Each line that holds the word "page" counts once; report the total and nothing else.
::: Provided data
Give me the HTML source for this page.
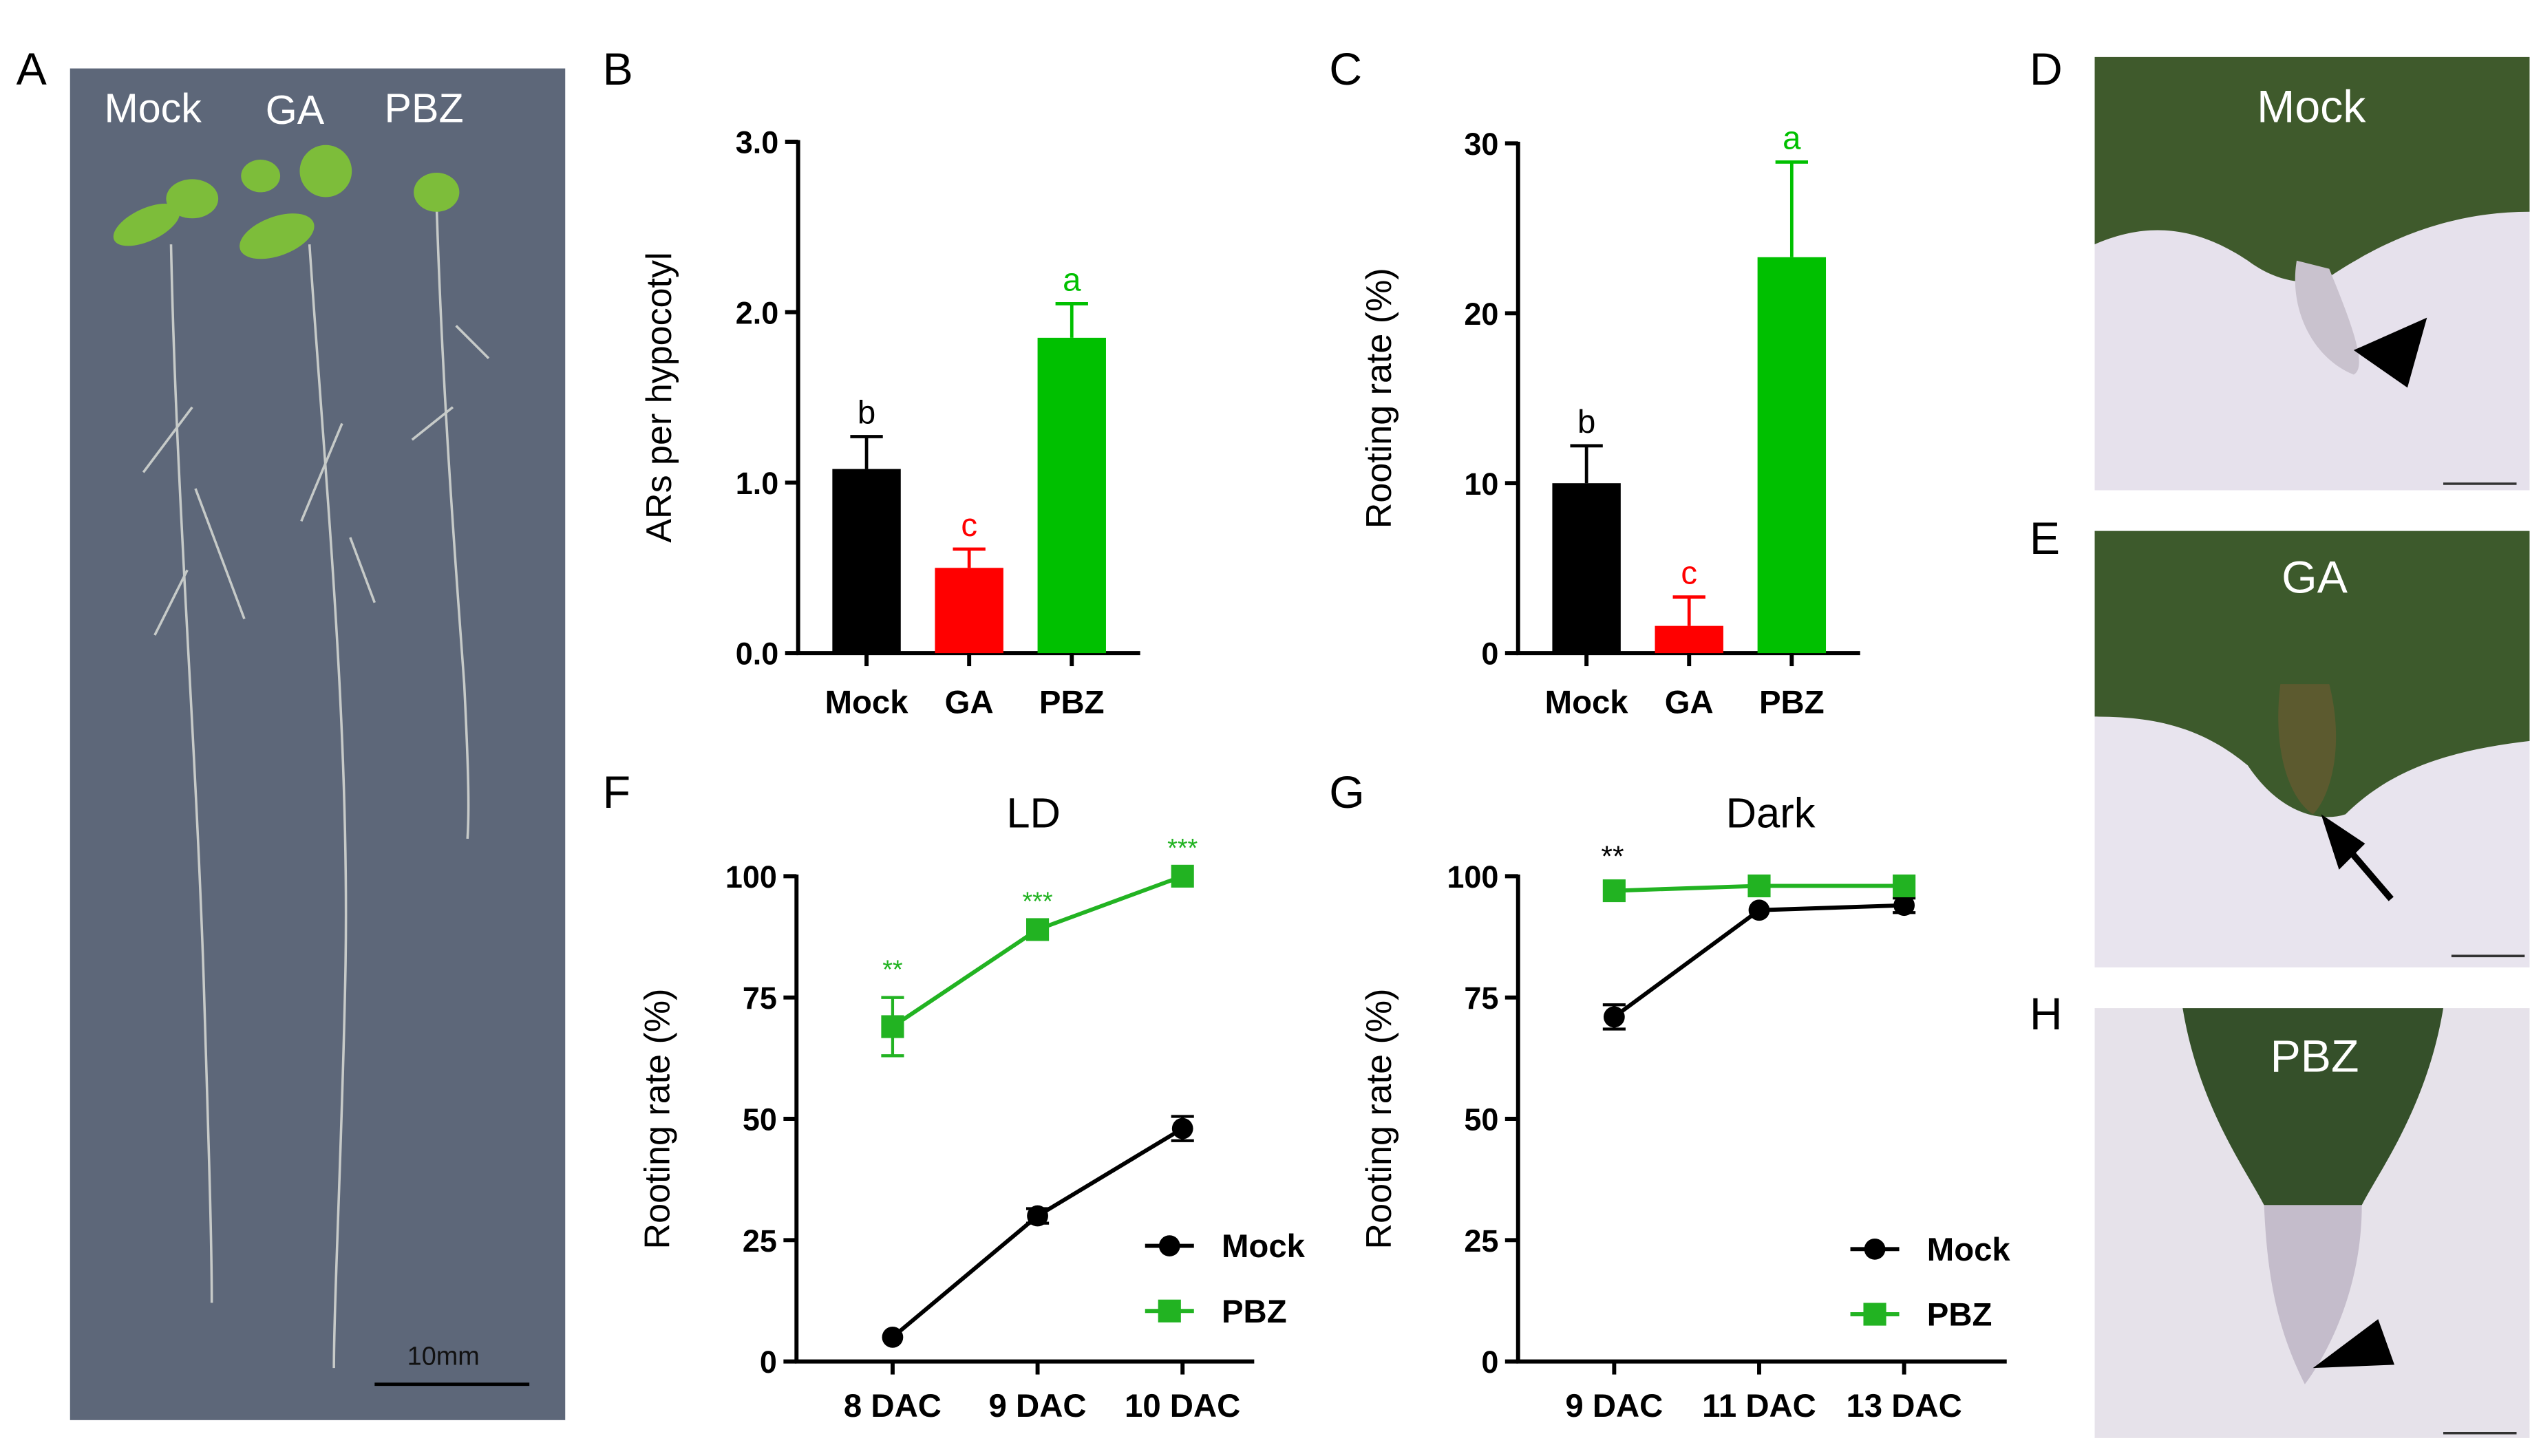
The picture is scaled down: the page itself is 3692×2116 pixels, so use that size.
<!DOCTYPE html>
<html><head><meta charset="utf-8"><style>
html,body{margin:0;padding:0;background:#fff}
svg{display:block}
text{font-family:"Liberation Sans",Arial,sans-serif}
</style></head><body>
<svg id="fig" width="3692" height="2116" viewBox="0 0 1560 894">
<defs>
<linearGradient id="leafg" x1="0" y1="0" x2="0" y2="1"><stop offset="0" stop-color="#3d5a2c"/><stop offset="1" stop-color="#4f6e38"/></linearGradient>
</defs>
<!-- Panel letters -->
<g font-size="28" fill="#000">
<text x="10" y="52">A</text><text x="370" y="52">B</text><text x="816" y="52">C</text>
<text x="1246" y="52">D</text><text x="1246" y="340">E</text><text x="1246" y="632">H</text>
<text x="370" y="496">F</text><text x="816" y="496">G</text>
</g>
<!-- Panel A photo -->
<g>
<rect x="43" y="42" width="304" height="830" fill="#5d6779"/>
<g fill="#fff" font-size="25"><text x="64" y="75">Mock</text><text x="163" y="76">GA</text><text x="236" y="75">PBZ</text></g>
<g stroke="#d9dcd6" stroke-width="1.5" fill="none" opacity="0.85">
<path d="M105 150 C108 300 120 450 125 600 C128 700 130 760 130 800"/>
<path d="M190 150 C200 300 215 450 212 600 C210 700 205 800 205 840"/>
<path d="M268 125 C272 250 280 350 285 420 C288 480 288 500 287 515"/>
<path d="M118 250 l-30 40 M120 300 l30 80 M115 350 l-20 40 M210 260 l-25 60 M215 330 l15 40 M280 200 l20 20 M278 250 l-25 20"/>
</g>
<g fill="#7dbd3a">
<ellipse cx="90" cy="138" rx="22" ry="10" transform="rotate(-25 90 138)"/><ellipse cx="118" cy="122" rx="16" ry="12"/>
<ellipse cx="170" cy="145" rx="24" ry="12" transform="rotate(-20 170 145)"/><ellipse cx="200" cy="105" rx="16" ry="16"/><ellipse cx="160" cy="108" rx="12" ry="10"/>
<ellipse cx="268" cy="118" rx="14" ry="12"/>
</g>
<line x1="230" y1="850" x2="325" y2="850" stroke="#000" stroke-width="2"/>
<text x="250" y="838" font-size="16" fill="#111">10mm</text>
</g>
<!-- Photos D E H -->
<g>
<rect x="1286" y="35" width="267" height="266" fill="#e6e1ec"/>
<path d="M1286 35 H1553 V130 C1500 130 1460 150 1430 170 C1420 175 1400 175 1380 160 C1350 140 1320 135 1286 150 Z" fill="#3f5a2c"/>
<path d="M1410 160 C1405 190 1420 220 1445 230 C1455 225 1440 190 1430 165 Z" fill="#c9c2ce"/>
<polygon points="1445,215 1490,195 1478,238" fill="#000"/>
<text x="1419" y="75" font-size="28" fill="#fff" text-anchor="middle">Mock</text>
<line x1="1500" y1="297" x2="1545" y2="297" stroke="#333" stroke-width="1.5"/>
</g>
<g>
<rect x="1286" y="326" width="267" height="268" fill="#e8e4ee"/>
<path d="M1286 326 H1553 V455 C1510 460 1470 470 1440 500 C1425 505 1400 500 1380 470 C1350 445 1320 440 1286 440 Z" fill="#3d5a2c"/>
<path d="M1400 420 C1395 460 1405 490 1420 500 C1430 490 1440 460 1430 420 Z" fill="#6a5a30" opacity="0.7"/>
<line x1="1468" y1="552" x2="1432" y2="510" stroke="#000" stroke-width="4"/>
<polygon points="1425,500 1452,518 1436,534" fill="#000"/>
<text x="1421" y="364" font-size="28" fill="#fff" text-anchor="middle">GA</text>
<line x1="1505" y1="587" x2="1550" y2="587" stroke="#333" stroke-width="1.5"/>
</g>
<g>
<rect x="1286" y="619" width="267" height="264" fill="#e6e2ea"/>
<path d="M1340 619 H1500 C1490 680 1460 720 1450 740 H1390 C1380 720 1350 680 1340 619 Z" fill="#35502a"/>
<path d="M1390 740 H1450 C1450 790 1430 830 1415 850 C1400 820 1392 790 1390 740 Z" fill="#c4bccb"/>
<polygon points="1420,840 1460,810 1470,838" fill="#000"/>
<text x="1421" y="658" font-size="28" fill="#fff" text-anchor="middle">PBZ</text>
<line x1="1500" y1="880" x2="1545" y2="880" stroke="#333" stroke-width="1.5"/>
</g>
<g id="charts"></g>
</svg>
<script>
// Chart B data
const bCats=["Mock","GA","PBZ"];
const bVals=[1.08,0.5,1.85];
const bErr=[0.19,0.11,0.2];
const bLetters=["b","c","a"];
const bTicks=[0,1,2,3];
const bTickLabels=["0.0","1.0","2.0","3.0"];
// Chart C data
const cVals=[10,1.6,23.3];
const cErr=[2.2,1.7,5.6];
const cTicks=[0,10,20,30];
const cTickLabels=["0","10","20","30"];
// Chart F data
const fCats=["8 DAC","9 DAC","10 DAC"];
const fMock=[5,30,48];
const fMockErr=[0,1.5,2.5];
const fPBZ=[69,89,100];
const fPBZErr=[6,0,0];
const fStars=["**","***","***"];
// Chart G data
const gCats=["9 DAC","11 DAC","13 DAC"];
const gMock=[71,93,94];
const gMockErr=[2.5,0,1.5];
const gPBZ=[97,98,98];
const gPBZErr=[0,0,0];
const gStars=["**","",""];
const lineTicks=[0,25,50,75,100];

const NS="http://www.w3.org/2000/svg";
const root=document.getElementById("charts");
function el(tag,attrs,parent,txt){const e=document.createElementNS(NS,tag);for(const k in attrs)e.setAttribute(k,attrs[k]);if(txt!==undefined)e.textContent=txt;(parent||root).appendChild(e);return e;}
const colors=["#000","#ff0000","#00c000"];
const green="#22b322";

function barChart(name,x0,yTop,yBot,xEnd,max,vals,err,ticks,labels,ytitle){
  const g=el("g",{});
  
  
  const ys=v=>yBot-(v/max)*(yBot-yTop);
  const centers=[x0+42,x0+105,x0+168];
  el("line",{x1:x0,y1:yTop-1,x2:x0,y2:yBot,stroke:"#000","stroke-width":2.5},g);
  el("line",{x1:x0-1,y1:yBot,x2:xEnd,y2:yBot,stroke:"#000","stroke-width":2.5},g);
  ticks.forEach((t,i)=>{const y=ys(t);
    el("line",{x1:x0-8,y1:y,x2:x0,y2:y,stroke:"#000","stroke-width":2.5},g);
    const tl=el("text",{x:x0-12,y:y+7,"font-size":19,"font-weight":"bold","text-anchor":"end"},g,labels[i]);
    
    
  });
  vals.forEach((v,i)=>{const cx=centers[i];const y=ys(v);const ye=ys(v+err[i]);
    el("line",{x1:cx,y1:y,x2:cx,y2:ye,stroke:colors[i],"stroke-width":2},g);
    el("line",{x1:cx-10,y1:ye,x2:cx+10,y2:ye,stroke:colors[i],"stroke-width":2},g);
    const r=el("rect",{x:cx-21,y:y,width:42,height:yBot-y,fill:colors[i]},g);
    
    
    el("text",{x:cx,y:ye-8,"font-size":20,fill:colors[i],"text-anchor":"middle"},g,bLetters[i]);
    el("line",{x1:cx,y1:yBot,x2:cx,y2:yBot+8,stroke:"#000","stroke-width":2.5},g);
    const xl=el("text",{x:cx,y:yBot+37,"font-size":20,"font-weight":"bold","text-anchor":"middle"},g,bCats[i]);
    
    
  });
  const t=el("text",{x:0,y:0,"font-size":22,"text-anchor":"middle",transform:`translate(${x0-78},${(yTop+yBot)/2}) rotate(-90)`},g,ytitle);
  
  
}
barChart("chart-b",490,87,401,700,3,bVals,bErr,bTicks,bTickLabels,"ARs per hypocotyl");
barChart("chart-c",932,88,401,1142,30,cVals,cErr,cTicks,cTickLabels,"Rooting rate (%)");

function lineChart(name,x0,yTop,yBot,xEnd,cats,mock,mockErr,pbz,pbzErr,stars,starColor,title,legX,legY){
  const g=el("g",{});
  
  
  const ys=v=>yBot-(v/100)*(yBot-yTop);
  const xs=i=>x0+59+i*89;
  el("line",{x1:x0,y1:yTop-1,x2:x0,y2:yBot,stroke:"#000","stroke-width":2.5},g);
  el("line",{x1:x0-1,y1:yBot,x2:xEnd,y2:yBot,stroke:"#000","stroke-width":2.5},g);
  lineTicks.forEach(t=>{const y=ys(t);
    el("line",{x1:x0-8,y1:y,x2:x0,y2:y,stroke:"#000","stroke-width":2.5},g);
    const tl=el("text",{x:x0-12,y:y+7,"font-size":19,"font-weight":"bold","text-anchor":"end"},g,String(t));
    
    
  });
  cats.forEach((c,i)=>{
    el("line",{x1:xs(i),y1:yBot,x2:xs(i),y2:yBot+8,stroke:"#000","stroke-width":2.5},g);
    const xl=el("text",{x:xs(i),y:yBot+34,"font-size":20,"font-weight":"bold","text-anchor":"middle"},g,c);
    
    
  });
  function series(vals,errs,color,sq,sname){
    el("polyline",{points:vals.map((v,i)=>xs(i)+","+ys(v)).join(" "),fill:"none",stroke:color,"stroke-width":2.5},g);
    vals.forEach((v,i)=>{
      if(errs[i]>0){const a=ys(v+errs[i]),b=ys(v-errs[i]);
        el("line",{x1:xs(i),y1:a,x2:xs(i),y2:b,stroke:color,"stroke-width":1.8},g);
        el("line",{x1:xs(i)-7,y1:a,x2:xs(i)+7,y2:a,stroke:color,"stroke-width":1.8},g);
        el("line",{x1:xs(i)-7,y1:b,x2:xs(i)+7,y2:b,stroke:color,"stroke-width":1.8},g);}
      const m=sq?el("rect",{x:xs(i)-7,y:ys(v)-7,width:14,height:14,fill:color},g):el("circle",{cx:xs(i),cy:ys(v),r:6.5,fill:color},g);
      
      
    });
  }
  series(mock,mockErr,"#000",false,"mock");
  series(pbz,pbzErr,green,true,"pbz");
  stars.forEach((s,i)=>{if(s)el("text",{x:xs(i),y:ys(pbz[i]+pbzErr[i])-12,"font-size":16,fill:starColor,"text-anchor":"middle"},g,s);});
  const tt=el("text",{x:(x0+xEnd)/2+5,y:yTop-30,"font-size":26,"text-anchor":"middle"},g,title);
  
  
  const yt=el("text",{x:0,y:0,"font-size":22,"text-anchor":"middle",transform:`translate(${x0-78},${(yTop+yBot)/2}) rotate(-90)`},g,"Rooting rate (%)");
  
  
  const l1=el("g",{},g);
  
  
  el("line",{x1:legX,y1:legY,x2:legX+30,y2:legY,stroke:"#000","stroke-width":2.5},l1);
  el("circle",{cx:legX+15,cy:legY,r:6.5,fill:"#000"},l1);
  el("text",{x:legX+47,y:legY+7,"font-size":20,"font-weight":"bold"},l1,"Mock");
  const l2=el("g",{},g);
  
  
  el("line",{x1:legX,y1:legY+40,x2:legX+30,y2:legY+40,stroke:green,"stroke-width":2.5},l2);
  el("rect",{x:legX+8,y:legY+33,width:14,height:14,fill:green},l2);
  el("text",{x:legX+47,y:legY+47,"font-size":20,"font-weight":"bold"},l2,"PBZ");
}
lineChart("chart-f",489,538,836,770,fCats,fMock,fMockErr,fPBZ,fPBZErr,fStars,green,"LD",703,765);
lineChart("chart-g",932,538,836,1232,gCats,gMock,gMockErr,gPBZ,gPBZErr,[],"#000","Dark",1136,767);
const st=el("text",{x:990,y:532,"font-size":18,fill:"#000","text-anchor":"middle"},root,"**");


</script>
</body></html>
::::::
> [Response to this task]: 2